WORK TO BE COMPLETED: The answer is a single number: how many lines hold the string "matplotlib".

Records with drawing code:
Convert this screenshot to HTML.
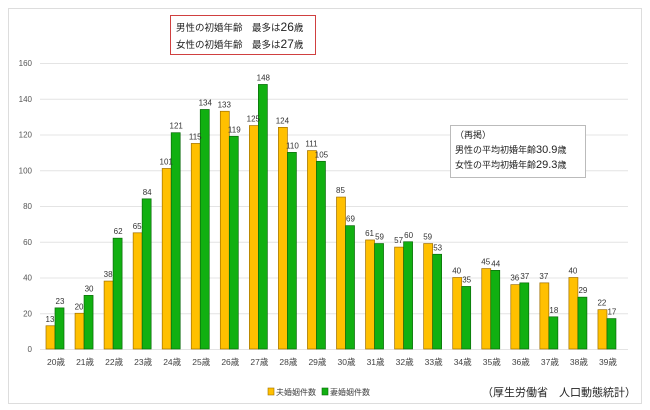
<!DOCTYPE html>
<html><head><meta charset="utf-8"><style>
body{margin:0;background:#fff;}
svg text{font-family:"Liberation Sans","Noto Sans CJK JP",sans-serif;}
</style></head><body>
<svg width="650" height="405" xmlns="http://www.w3.org/2000/svg">
<rect x="8.5" y="8.5" width="633" height="395" fill="#fff" stroke="#ddd"/>
<g id="grid" stroke="#e4e4e4" stroke-width="1"></g>
<g id="bars"></g>
<rect x="170.5" y="15.5" width="145" height="39" fill="#fff" stroke="#d04040"/>
<text x="176" y="31" font-size="9.5" fill="#222">男性の初婚年齢　最多は<tspan font-size="12">26</tspan>歳</text>
<text x="176" y="48" font-size="9.5" fill="#222">女性の初婚年齢　最多は<tspan font-size="12">27</tspan>歳</text>
<rect x="450.5" y="125.5" width="135" height="52" fill="#fff" stroke="#bbb"/>
<text x="455" y="138" font-size="9" fill="#222">（再掲）</text>
<text x="455" y="153" font-size="9" fill="#222">男性の平均初婚年齢<tspan font-size="11">30.9</tspan>歳</text>
<text x="455" y="168" font-size="9" fill="#222">女性の平均初婚年齢<tspan font-size="11">29.3</tspan>歳</text>
<rect x="268" y="388" width="6" height="7" fill="#ffc000" stroke="#a07000" stroke-width="0.6"/>
<text x="276" y="395" font-size="8" fill="#444">夫婚姻件数</text>
<rect x="322" y="388" width="6" height="7" fill="#11b011" stroke="#0a6a0a" stroke-width="0.6"/>
<text x="330" y="395" font-size="8" fill="#444">妻婚姻件数</text>
<text x="482" y="396" font-size="11" fill="#222">（厚生労働省　人口動態統計）</text>
</svg>
<script>
const ns="http://www.w3.org/2000/svg";
const g=document.getElementById('grid'),b=document.getElementById('bars');
const y0=349,k=286/160;
function el(t,a,p,txt){const e=document.createElementNS(ns,t);for(const q in a)e.setAttribute(q,a[q]);if(txt!==undefined)e.textContent=txt;p.appendChild(e);return e;}
for(let v=0;v<=160;v+=20){const y=y0-v*k;el('line',{x1:40,x2:628,y1:y+0.5,y2:y+0.5},g);
el('text',{x:32,y:y+3,'font-size':8,fill:'#555','text-anchor':'end'},b,v);}
const m=[13,20,38,65,101,115,133,125,124,111,85,61,57,59,40,45,36,37,40,22];
const f=[23,30,62,84,121,134,119,148,110,105,69,59,60,53,35,44,37,18,29,17];
for(let i=0;i<20;i++){const c=56+i*29.05;
const hm=m[i]*k,hf=f[i]*k;
el('rect',{x:c-10,y:y0-hm,width:9,height:hm,fill:'#ffc000',stroke:'#a07000','stroke-width':0.7},b);
el('rect',{x:c-1,y:y0-hf,width:9,height:hf,fill:'#11b011',stroke:'#0a6a0a','stroke-width':0.7},b);
el('text',{x:c-6,y:y0-hm-4,'font-size':8,fill:'#333','text-anchor':'middle'},b,m[i]);
el('text',{x:c+4,y:y0-hf-4,'font-size':8,fill:'#333','text-anchor':'middle'},b,f[i]);
el('text',{x:c,y:365,'font-size':8.5,fill:'#444','text-anchor':'middle'},b,(20+i)+'歳');}
</script>
</body></html>
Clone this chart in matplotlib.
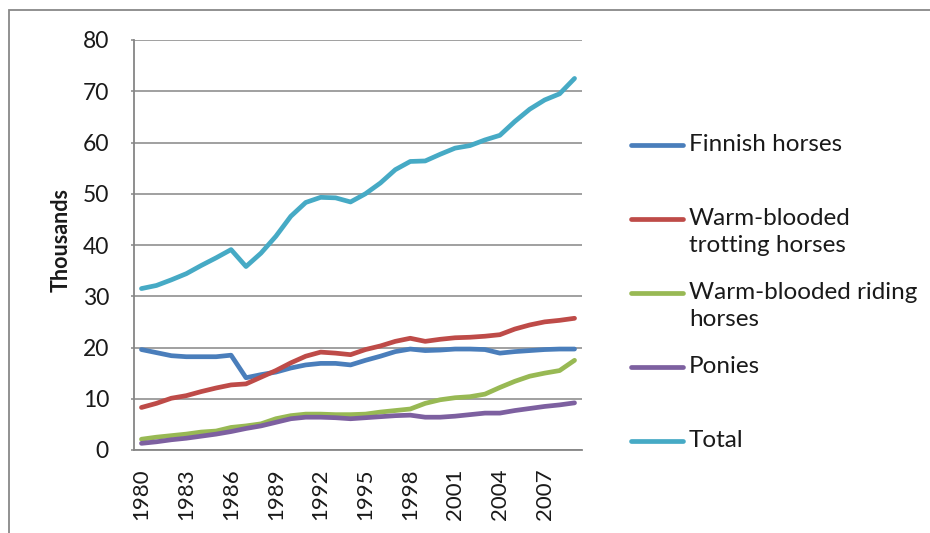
import matplotlib

matplotlib.use("Agg")
import matplotlib.pyplot as plt
from matplotlib.lines import Line2D
from matplotlib.patches import Rectangle

plt.rcParams["font.family"] = ["Lato", "DejaVu Sans"]

# Horse counts in Finland, thousands, 1980-2009
years = list(range(1980, 2010))
finnish = [19.6, 19.0, 18.4, 18.2, 18.2, 18.2, 18.5, 14.1, 14.7, 15.2,
           16.0, 16.6, 16.9, 16.9, 16.6, 17.5, 18.3, 19.2, 19.7, 19.4,
           19.5, 19.7, 19.7, 19.6, 18.9, 19.2, 19.4, 19.6, 19.7, 19.7]
trotting = [8.3, 9.1, 10.1, 10.6, 11.4, 12.1, 12.7, 12.9, 14.2, 15.5,
            17.0, 18.3, 19.1, 18.9, 18.6, 19.6, 20.3, 21.2, 21.8, 21.2,
            21.6, 21.9, 22.0, 22.2, 22.5, 23.6, 24.4, 25.0, 25.3, 25.7]
riding = [2.1, 2.5, 2.8, 3.1, 3.5, 3.7, 4.4, 4.7, 5.1, 6.1,
          6.7, 7.0, 7.0, 6.9, 6.9, 7.0, 7.4, 7.7, 8.0, 9.1,
          9.8, 10.2, 10.4, 10.9, 12.2, 13.4, 14.4, 15.0, 15.5, 17.5]
ponies = [1.3, 1.6, 2.0, 2.3, 2.7, 3.1, 3.6, 4.2, 4.7, 5.4,
          6.1, 6.4, 6.4, 6.3, 6.1, 6.3, 6.5, 6.7, 6.8, 6.4,
          6.4, 6.6, 6.9, 7.2, 7.2, 7.7, 8.1, 8.5, 8.8, 9.2]
total = [31.5, 32.1, 33.2, 34.4, 36.0, 37.5, 39.1, 35.8, 38.4, 41.7,
         45.6, 48.3, 49.3, 49.2, 48.4, 50.0, 52.1, 54.7, 56.3, 56.4,
         57.7, 58.9, 59.4, 60.5, 61.4, 64.1, 66.5, 68.3, 69.5, 72.5]

series_names = ["Finnish horses", "Warm-blooded\ntrotting horses",
                "Warm-blooded riding\nhorses", "Ponies", "Total"]
series_values = [finnish, trotting, riding, ponies, total]
colors = ["#4A7EBB", "#BE4B48", "#98B954", "#7D60A0", "#46AAC5"]

W, H = 930, 533
fig = plt.figure(figsize=(W / 100, H / 100), dpi=100)
ax = fig.add_axes([134 / W, 1 - 450 / H, 448 / W, 410 / H])

x = list(range(len(years)))
for vals, col in zip(series_values, colors):
    ax.plot(x, vals, color=col, linewidth=3.4, solid_capstyle="round",
            solid_joinstyle="round", zorder=3)

grid_col = "#868686"
ax.set_xlim(-0.5, len(years) - 0.5)
ax.set_ylim(0, 80)
ax.set_yticks(range(0, 81, 10))
ax.yaxis.grid(True, color=grid_col, linewidth=1.1)
ax.set_axisbelow(True)
ax.set_xticks(x[::3])
ax.set_xticklabels([str(y) for y in years[::3]], rotation=90, fontsize=16,
                   color="#1a1a1a")
ax.tick_params(axis="x", length=0, pad=13)
ax.tick_params(axis="y", length=2, width=1.1, color=grid_col, pad=16,
               labelsize=16.5, labelcolor="#1a1a1a")
for s in ["top", "right"]:
    ax.spines[s].set_visible(False)
for s in ["left", "bottom"]:
    ax.spines[s].set_color(grid_col)
    ax.spines[s].set_linewidth(1.3)

ax.set_ylabel("Thousands", fontsize=15.5, fontweight="bold", color="#1a1a1a")
ax.yaxis.set_label_coords(-0.14, 0.512)

# legend drawn by hand, Excel style spacing
for k, (name, col) in enumerate(zip(series_names, colors)):
    yy = 1 - (145 + 74 * k) / H
    fig.add_artist(Line2D([631 / W, 683 / W], [yy, yy], color=col,
                          linewidth=3.4, solid_capstyle="round",
                          transform=fig.transFigure))
    fig.text(689 / W, yy + 11 / H, name, fontsize=17.5, color="#1a1a1a",
             va="top", ha="left", linespacing=1.38)

# outer chart border (only top and left visible)
fig.add_artist(Rectangle((8.5 / W, -0.2), 1.2, 1.2 - 9.5 / H, fill=False,
                         edgecolor="#888888", linewidth=1.3,
                         transform=fig.transFigure))

fig.savefig("out.png", dpi=100)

SOLUTION TO THE EXERCISE: 6